ASEAN sebagai Pasar Potensial
Asosiasi Pertambangan Batu Bara Indonesia (APBI) menilai kawasan ASEAN sebagai pasar yang paling menjanjikan setelah China dan India. Namun, persaingan dengan negara eksportir lain seperti Rusia dan Kolombia menjadi tantangan.
Keunggulan geografis Rusia dan Kolombia menjadi faktor yang perlu dipertimbangkan. Pelaku usaha harus mampu bersaing dalam hal harga dan efisiensi operasional.
Tantangan Pasar Non-Tradisional
Meskipun pasar non-tradisional menawarkan peluang, ada beberapa tantangan yang dihadapi. Salah satunya adalah volume permintaan yang belum sebanding dengan China dan India.
Mismatch antara pasokan dari Indonesia dan permintaan dari negara-negara baru menjadi tantangan tersendiri. Perusahaan juga harus beradaptasi dengan persaingan yang ketat di pasar global.
Dampak dan Strategi Adaptasi Industri Batu Bara Indonesia
Penurunan ekspor batu bara berdampak pada industri pertambangan di Indonesia. Selain penurunan permintaan dari China dan India, beberapa faktor lain juga memengaruhi industri ini.
Kebijakan B40, kenaikan tarif royalti, dan kewajiban penempatan devisa hasil ekspor (DHE) turut membebani pelaku usaha. Harga batu bara global yang berada di titik terendah dalam beberapa tahun terakhir semakin mempersempit margin usaha.
Mayoritas perusahaan saat ini fokus mempertahankan kontrak jangka panjang. Peluang di pasar spot makin menyempit. Efisiensi operasional menjadi kunci untuk tetap bertahan di tengah kondisi yang menantang ini.

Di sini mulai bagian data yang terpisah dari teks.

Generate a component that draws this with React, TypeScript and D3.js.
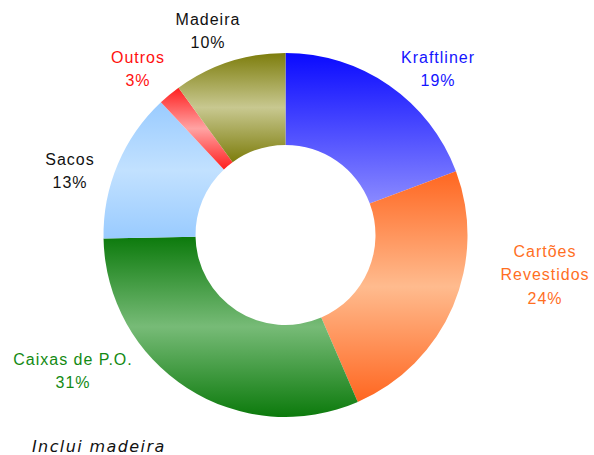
import React from "react";
import * as d3 from "d3";

const categories = ["Kraftliner", "Cartões Revestidos", "Caixas de P.O.", "Sacos", "Outros", "Madeira"];
const shares = [19.3, 24.2, 31.2, 13.3, 2.0, 10.0];
const pctLabels = ["19%", "24%", "31%", "13%", "3%", "10%"];
const labelLines = [["Kraftliner"], ["Cartões", "Revestidos"], ["Caixas de P.O."], ["Sacos"], ["Outros"], ["Madeira"]];
const edgeColors = ["#0a0aff", "#ff6620", "#0c7a0c", "#99cbff", "#ff1f1f", "#7d7d0c"];
const midColors = ["#8a8aff", "#ffbb8e", "#77bb77", "#c2e1ff", "#ffa3a3", "#c8c890"];
const reflected = [false, true, true, true, true, true];
const textColors = ["#1414ff", "#ff6f1f", "#138a13", "#111111", "#ff1010", "#111111"];
const footnote = "Inclui madeira";

const W = 594, H = 455;
const cx = 285.5, cy = 235, R = 182, r0 = 90;
const labelPos: [number, number][] = [
  [438, 63], [545, 257], [73, 365], [70, 165], [138, 63], [208, 25],
];

export default function App() {
  const pie = d3.pie<number>().sort(null).startAngle(0).endAngle(2 * Math.PI)(shares);
  const arc = d3.arc<d3.PieArcDatum<number>>().innerRadius(r0).outerRadius(R);
  return (
    <svg width={W} height={H} style={{ position: "absolute", left: 0, top: 0, background: "#fff" }}>
      <defs>
        {categories.map((c, i) => (
          <linearGradient key={c} id={`g${i}`} x1="0" y1="0" x2="0" y2="1">
            {reflected[i] ? (
              <>
                <stop offset="0" stopColor={edgeColors[i]} />
                <stop offset="0.5" stopColor={midColors[i]} />
                <stop offset="1" stopColor={edgeColors[i]} />
              </>
            ) : (
              <>
                <stop offset="0" stopColor={edgeColors[i]} />
                <stop offset="1" stopColor={midColors[i]} />
              </>
            )}
          </linearGradient>
        ))}
      </defs>
      <g transform={`translate(${cx},${cy})`}>
        {pie.map((d, i) => (
          <path key={i} d={arc(d) || ""} fill={`url(#g${i})`} />
        ))}
      </g>
      <g fontFamily="'Liberation Sans', Arial, sans-serif" fontSize={16} textAnchor="middle" letterSpacing={1}>
        {categories.map((c, i) => {
          const [x, y] = labelPos[i];
          const lines = [...labelLines[i], pctLabels[i]];
          return (
            <text key={c} fill={textColors[i]}>
              {lines.map((l, j) => (
                <tspan key={j} x={x} y={y + j * 23.3}>{l}</tspan>
              ))}
            </text>
          );
        })}
      </g>
      <text x={32} y={451.5} fontFamily="'DejaVu Sans', Verdana, sans-serif" fontStyle="italic" fontSize={16} letterSpacing={1.4} fill="#111">
        {footnote}
      </text>
    </svg>
  );
}
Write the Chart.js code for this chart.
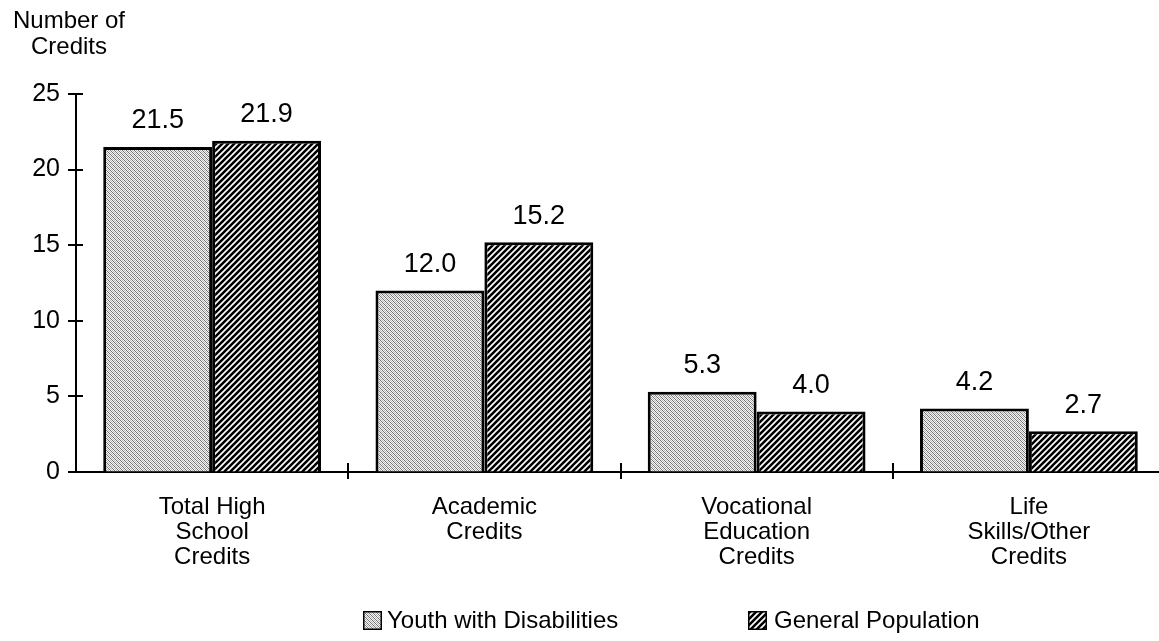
<!DOCTYPE html>
<html><head><meta charset="utf-8">
<script src="https://cdn.jsdelivr.net/npm/chart.js@4"></script>
<style>html,body{margin:0;padding:0;background:#fff;overflow:hidden;width:1159px;height:641px}</style>
</head><body>
<canvas id="c" width="1165" height="641"></canvas>
<script>
const categories = [['Total High','School','Credits'],['Academic','Credits'],['Vocational','Education','Credits'],['Life','Skills/Other','Credits']];
const youthValues = [21.5, 12.0, 5.3, 4.2];
const generalValues = [21.9, 15.2, 4.0, 2.7];
const seriesNames = ['Youth with Disabilities', 'General Population'];
const yTicks = [0, 5, 10, 15, 20, 25];
const axisTitle = ['Number of', 'Credits'];

const FONT = "'Liberation Sans', Arial, Helvetica, sans-serif";

function stipplePattern(ctx) {
  const c = document.createElement('canvas'); c.width = 4; c.height = 4;
  const g = c.getContext('2d');
  const img = g.createImageData(4, 4);
  for (let y = 0; y < 4; y++) for (let x = 0; x < 4; x++) {
    let v;
    if ((x + y) % 2 === 0) v = ((x - y + 8) % 4 === 0) ? 115 : 180;
    else v = 245;
    const i = (y * 4 + x) * 4;
    img.data[i] = img.data[i+1] = img.data[i+2] = v; img.data[i+3] = 255;
  }
  g.putImageData(img, 0, 0);
  return ctx.createPattern(c, 'repeat');
}
function hatchPattern(ctx) {
  const s = 6;
  const c = document.createElement('canvas'); c.width = s; c.height = s;
  const g = c.getContext('2d');
  g.fillStyle = '#fff'; g.fillRect(0, 0, s, s);
  g.strokeStyle = '#000'; g.lineWidth = 2.6; g.lineCap = 'square';
  g.beginPath();
  g.moveTo(-2, 2); g.lineTo(2, -2);
  g.moveTo(-1, s + 1); g.lineTo(s + 1, -1);
  g.moveTo(s - 2, s + 2); g.lineTo(s + 2, s - 2);
  g.stroke();
  return ctx.createPattern(c, 'repeat');
}

const canvas = document.getElementById('c');
const ctx = canvas.getContext('2d');
const patYouth = stipplePattern(ctx);
const patGen = hatchPattern(ctx);
const seriesValues = [youthValues, generalValues];

const decorPlugin = {
  id: 'decor',
  afterDatasetsDraw(chart) {
    const c = chart.ctx;
    c.save();
    c.fillStyle = '#000';
    c.font = '27px ' + FONT;
    c.textAlign = 'center'; c.textBaseline = 'middle';
    chart.data.datasets.forEach((ds, i) => {
      chart.getDatasetMeta(i).data.forEach((bar, j) => {
        c.fillText(seriesValues[i][j].toFixed(1), bar.x, bar.y - 26);
      });
    });
    c.restore();
  },
  afterDraw(chart) {
    const c = chart.ctx;
    const xs = chart.scales.x, ys = chart.scales.y;
    const a = chart.chartArea;
    c.save();
    c.strokeStyle = '#000'; c.lineWidth = 2;
    c.beginPath();
    yTicks.forEach(v => {
      const py = Math.round(ys.getPixelForValue(v));
      c.moveTo(a.left - 8, py); c.lineTo(a.left + 7, py);
    });
    for (let j = 1; j < categories.length; j++) {
      const px = Math.round((xs.getPixelForValue(j - 1) + xs.getPixelForValue(j)) / 2);
      c.moveTo(px, a.bottom - 9); c.lineTo(px, a.bottom + 7);
    }
    c.stroke();
    // axis title
    c.fillStyle = '#000';
    c.font = '24px ' + FONT;
    c.textAlign = 'center'; c.textBaseline = 'middle';
    c.fillText(axisTitle[0], 69, 21);
    c.fillText(axisTitle[1], 69, 47);
    // legend
    const items = [{box: 363, text: 387}, {box: 748, text: 774}];
    c.font = '24px ' + FONT;
    c.textAlign = 'left';
    chart.data.datasets.forEach((ds, i) => {
      const it = items[i];
      c.fillStyle = ds.backgroundColor;
      c.fillRect(it.box, 611, 19, 19);
      c.lineWidth = 1.5; c.strokeStyle = '#000';
      c.strokeRect(it.box + 0.75, 611.75, 17.5, 17.5);
      c.fillStyle = '#000';
      c.fillText(ds.label, it.text, 621);
    });
    c.restore();
  }
};

new Chart(ctx, {
  type: 'bar',
  data: {
    labels: categories,
    datasets: [
      { label: seriesNames[0], data: youthValues, backgroundColor: patYouth, borderColor: '#000', borderWidth: 3, borderSkipped: 'bottom' },
      { label: seriesNames[1], data: generalValues, backgroundColor: patGen, borderColor: '#000', borderWidth: 3, borderSkipped: 'bottom' }
    ]
  },
  options: {
    responsive: false, animation: false, devicePixelRatio: 1,
    layout: { padding: { top: 94, left: 0, right: 0, bottom: 49 } },
    datasets: { bar: { categoryPercentage: 0.8, barPercentage: 1 } },
    plugins: { legend: { display: false }, tooltip: { enabled: false } },
    scales: {
      x: {
        grid: { display: true, drawOnChartArea: false, drawTicks: false },
        border: { display: true, color: '#000', width: 2 },
        ticks: { color: '#000', font: { family: FONT, size: 24, lineHeight: 1.04 }, padding: 23, maxRotation: 0, autoSkip: false },
        afterFit(s) { s.height = 120; }
      },
      y: {
        min: 0, max: 25,
        grid: { display: true, drawOnChartArea: false, drawTicks: false },
        border: { display: true, color: '#000', width: 2 },
        ticks: { color: '#000', font: { family: FONT, size: 25 }, padding: 16 },
        afterBuildTicks(s) { s.ticks = yTicks.map(v => ({ value: v })); },
        afterFit(s) { s.width = 76; }
      }
    }
  },
  plugins: [decorPlugin]
});
</script>
</body></html>
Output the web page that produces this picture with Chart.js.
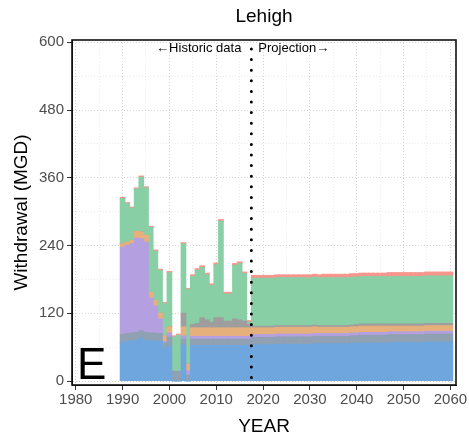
<!DOCTYPE html>
<html>
<head>
<meta charset="utf-8">
<script src="https://cdn.jsdelivr.net/npm/chart.js@4.4.0/dist/chart.umd.min.js"></script>
<style>
  html, body { margin: 0; padding: 0; background: #fff; }
</style>
</head>
<body>
<canvas id="chart" width="469" height="442"></canvas>
<script>
// years: historic 1990-2017, projection 2018-2060
const years = [
  1990, 1991, 1992, 1993, 1994, 1995, 1996, 1997, 1998, 1999,
  2000, 2001, 2002, 2003, 2004, 2005, 2006, 2007, 2008, 2009,
  2010, 2011, 2012, 2013, 2014, 2015, 2016, 2017,
  2018, 2019, 2020, 2021, 2022, 2023, 2024, 2025, 2026, 2027,
  2028, 2029, 2030, 2031, 2032, 2033, 2034, 2035, 2036, 2037,
  2038, 2039, 2040, 2041, 2042, 2043, 2044, 2045, 2046, 2047,
  2048, 2049, 2050, 2051, 2052, 2053, 2054, 2055, 2056, 2057,
  2058, 2059, 2060
];

// stacked layers, bottom to top (MGD)
const blueVals = [
  68, 70, 71, 72, 76, 72, 71, 71, 70, 57,
  62, 0, 0, 64, 0, 63, 63, 63, 63, 63,
  63, 63, 63, 63, 63, 63, 63, 63,
  64, 64, 64, 64, 64, 65, 65, 65, 65, 65,
  65, 65, 65, 66, 66, 66, 66, 66, 66, 66,
  66, 67, 67, 67, 67, 67, 67, 67, 67, 68,
  68, 68, 68, 68, 68, 68, 68, 69, 69, 69,
  69, 69, 69
];
const slateVals = [
  14, 14, 14, 14, 13, 14, 14, 14, 14, 10,
  16, 17, 17, 10, 10, 11, 11, 11, 11, 11,
  11, 11, 11, 11, 11, 11, 11, 11,
  13, 13, 13, 13, 13, 13, 13, 13, 13, 13,
  13, 13, 13, 13, 13, 13, 13, 13, 13, 13,
  13, 13, 13, 14, 14, 14, 14, 14, 14, 14,
  14, 14, 14, 14, 14, 14, 14, 14, 14, 14,
  14, 14, 14
];
const purpleVals = [
  155, 156, 158, 167, 163, 160, 62, 48, 26, 3,
  7, 0, 0, 6, 8, 5, 5, 5, 5, 5,
  5, 5, 5, 5, 5, 5, 5, 5,
  5, 5, 5, 5, 5, 5, 5, 5, 5, 5,
  5, 5, 5, 5, 5, 5, 5, 5, 5, 5,
  5, 5, 5, 5, 5, 5, 5, 5, 5, 5,
  5, 5, 5, 5, 5, 5, 5, 5, 5, 5,
  5, 5, 5
];
const orangeVals = [
  6, 6, 6, 12, 12, 12, 10, 10, 10, 10,
  11, 0, 0, 16, 12, 15, 15, 15, 15, 15,
  15, 15, 15, 15, 15, 15, 15, 15,
  12, 12, 12, 12, 12, 12, 12, 12, 12, 12,
  12, 12, 12, 12, 11, 11, 11, 11, 11, 11,
  11, 11, 11, 11, 11, 11, 11, 11, 11, 10,
  10, 10, 10, 10, 10, 10, 10, 10, 10, 10,
  10, 10, 10
];
const greyVals = [
  0, 0, 0, 0, 0, 0, 0, 0, 0, 0,
  0, 0, 0, 24, 0, 6, 8, 18, 14, 10,
  18, 18, 12, 12, 16, 14, 12, 6,
  3, 3, 3, 3, 3, 3, 3, 3, 3, 3,
  3, 3, 3, 3, 3, 3, 3, 3, 3, 3,
  3, 3, 4, 4, 4, 4, 4, 4, 4, 4,
  4, 4, 4, 4, 4, 4, 4, 4, 4, 4,
  4, 4, 4
];
const greenVals = [
  80, 68, 57, 75, 97, 84, 115, 87, 76, 57,
  96, 61, 64, 123, 132, 85, 94, 89, 80, 65,
  94, 171, 48, 48, 95, 100, 84, 4,
  85, 85, 85, 85, 85, 85, 85, 85, 85, 85,
  85, 85, 85, 85, 85, 85, 85, 85, 85, 85,
  85, 85, 84, 84, 84, 84, 84, 84, 84, 84,
  84, 84, 84, 84, 84, 84, 84, 84, 84, 84,
  84, 84, 84
];
const salmonVals = [
  2, 2, 2, 2, 2, 2, 2, 2, 2, 2,
  2, 2, 2, 2, 2, 3, 3, 3, 3, 3,
  3, 3, 3, 3, 3, 3, 3, 3,
  5, 5, 5, 5, 5, 5, 5, 5, 5, 5,
  5, 5, 5, 5, 5, 6, 6, 6, 6, 6,
  6, 6, 6, 6, 6, 6, 6, 6, 6, 7,
  7, 7, 7, 7, 7, 7, 7, 7, 7, 7,
  7, 7, 7
];

const yTicks = [0, 60, 120, 180, 240, 300, 360, 420, 480, 540, 600];
const yLabels = [0, 120, 240, 360, 480, 600];
const xTicks = [1980, 1985, 1990, 1995, 2000, 2005, 2010, 2015, 2020, 2025,
  2030, 2035, 2040, 2045, 2050, 2055, 2060];
const xLabels = [1980, 1990, 2000, 2010, 2020, 2030, 2040, 2050, 2060];
const splitYear = 2017.5;

const FONT = '"Liberation Sans", Arial, sans-serif';

const layers = [
  ['blue', blueVals, '#6fa6de'],
  ['slate', slateVals, '#8fa1b2'],
  ['purple', purpleVals, '#b4a0e0'],
  ['orange', orangeVals, '#e6b07d'],
  ['grey', greyVals, '#9e9e9e'],
  ['green', greenVals, '#89cfa6'],
  ['salmon', salmonVals, '#f6968c']
];

const datasets = layers.map(([name, vals, color]) => ({
  label: name,
  data: years.map((yr, i) => ({ x: yr, y: vals[i] })),
  backgroundColor: color,
  borderWidth: 0,
  inflateAmount: 0.5,
  barPercentage: 1,
  categoryPercentage: 1
}));

function isMajor(ctx, list) {
  return !!(ctx && ctx.tick && list.includes(ctx.tick.value));
}
function gridColor(list) {
  return ctx => isMajor(ctx, list) ? 'rgba(0,0,0,0.17)' : 'rgba(0,0,0,0.08)';
}
function tickMark(list) {
  return ctx => isMajor(ctx, list) ? '#333' : 'rgba(0,0,0,0)';
}

const decor = {
  id: 'decor',
  beforeDraw(chart) {
    const ctx = chart.ctx;
    ctx.save();
    ctx.fillStyle = '#fff';
    ctx.fillRect(0, 0, chart.width, chart.height);
    ctx.restore();
  },
  afterDraw(chart) {
    const { ctx, chartArea: a, scales: { x } } = chart;
    const px = x.getPixelForValue(splitYear);
    ctx.save();
    // historic / projection divider
    ctx.strokeStyle = '#000';
    ctx.lineWidth = 3;
    ctx.lineCap = 'round';
    ctx.setLineDash([0, 10.6]);
    ctx.beginPath();
    ctx.moveTo(px, a.top + 9);
    ctx.lineTo(px, a.bottom);
    ctx.stroke();
    ctx.setLineDash([]);

    // panel border
    ctx.lineCap = 'butt';
    ctx.lineWidth = 1.6;
    ctx.strokeStyle = '#111';
    ctx.strokeRect(a.left, a.top, a.right - a.left, a.bottom - a.top);

    ctx.fillStyle = '#000';
    ctx.textBaseline = 'middle';
    ctx.font = '13px ' + FONT;
    ctx.textAlign = 'right';
    ctx.fillText('\u2190Historic data', px - 10, a.top + 8);
    ctx.textAlign = 'left';
    ctx.fillText('Projection\u2192', px + 7, a.top + 8);

    // title and axis titles
    const cx = (a.left + a.right) / 2;
    ctx.textAlign = 'center';
    ctx.font = '19px ' + FONT;
    ctx.fillText('Lehigh', cx, 17);
    ctx.fillText('YEAR', cx, 427);
    ctx.save();
    ctx.translate(22, (a.top + a.bottom) / 2);
    ctx.rotate(-Math.PI / 2);
    ctx.fillText('Withdrawal (MGD)', 0, 0);
    ctx.restore();

    // panel letter
    ctx.textAlign = 'left';
    ctx.textBaseline = 'alphabetic';
    ctx.font = '44px ' + FONT;
    ctx.fillText('E', a.left + 5, a.bottom - 6);
    ctx.restore();
  }
};

new Chart(document.getElementById('chart'), {
  type: 'bar',
  data: { datasets },
  plugins: [decor],
  options: {
    responsive: false,
    animation: false,
    events: [],
    layout: { padding: { top: 40, right: 13, left: 0, bottom: 0 } },
    plugins: { legend: { display: false }, title: { display: false }, tooltip: { enabled: false } },
    scales: {
      x: {
        type: 'linear',
        stacked: true,
        offset: false,
        min: 1979.2,
        max: 2061.2,
        z: 1,
        afterBuildTicks: s => { s.ticks = xTicks.map(v => ({ value: v })); },
        afterFit: s => { s.height = 57; },
        ticks: {
          autoSkip: false,
          maxRotation: 0,
          padding: 1,
          color: '#4d4d4d',
          font: { family: FONT, size: 15 },
          callback: v => xLabels.includes(v) ? String(v) : ''
        },
        grid: {
          offset: false,
          color: gridColor(xLabels),
          tickColor: tickMark(xLabels),
          tickLength: 5,
          lineWidth: 1,
          tickBorderDash: []
        },
        border: { display: true, color: '#111', width: 1, dash: [1, 2] }
      },
      y: {
        stacked: true,
        min: -7,
        max: 604,
        z: 1,
        afterBuildTicks: s => { s.ticks = yTicks.map(v => ({ value: v })); },
        afterFit: s => { s.width = 72; },
        ticks: {
          padding: 3,
          color: '#4d4d4d',
          font: { family: FONT, size: 15 },
          callback: v => yLabels.includes(v) ? String(v) : ''
        },
        grid: {
          color: gridColor(yLabels),
          tickColor: tickMark(yLabels),
          tickLength: 5,
          lineWidth: 1,
          tickBorderDash: []
        },
        border: { display: true, color: '#111', width: 1, dash: [1, 2] }
      }
    }
  }
});
</script>
</body>
</html>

Indonesia perlu mengembangkan strategi jangka panjang yang komprehensif, termasuk diversifikasi pasar, peningkatan efisiensi operasional, dan inovasi teknologi, untuk menghadapi tantangan global dan memastikan keberlanjutan industri batu bara.
Selain itu, kerjasama yang kuat antara pemerintah dan pelaku industri sangatlah penting untuk menghadapi tantangan ini. Dengan strategi yang tepat, industri batu bara Indonesia diharapkan tetap mampu bersaing di pasar global.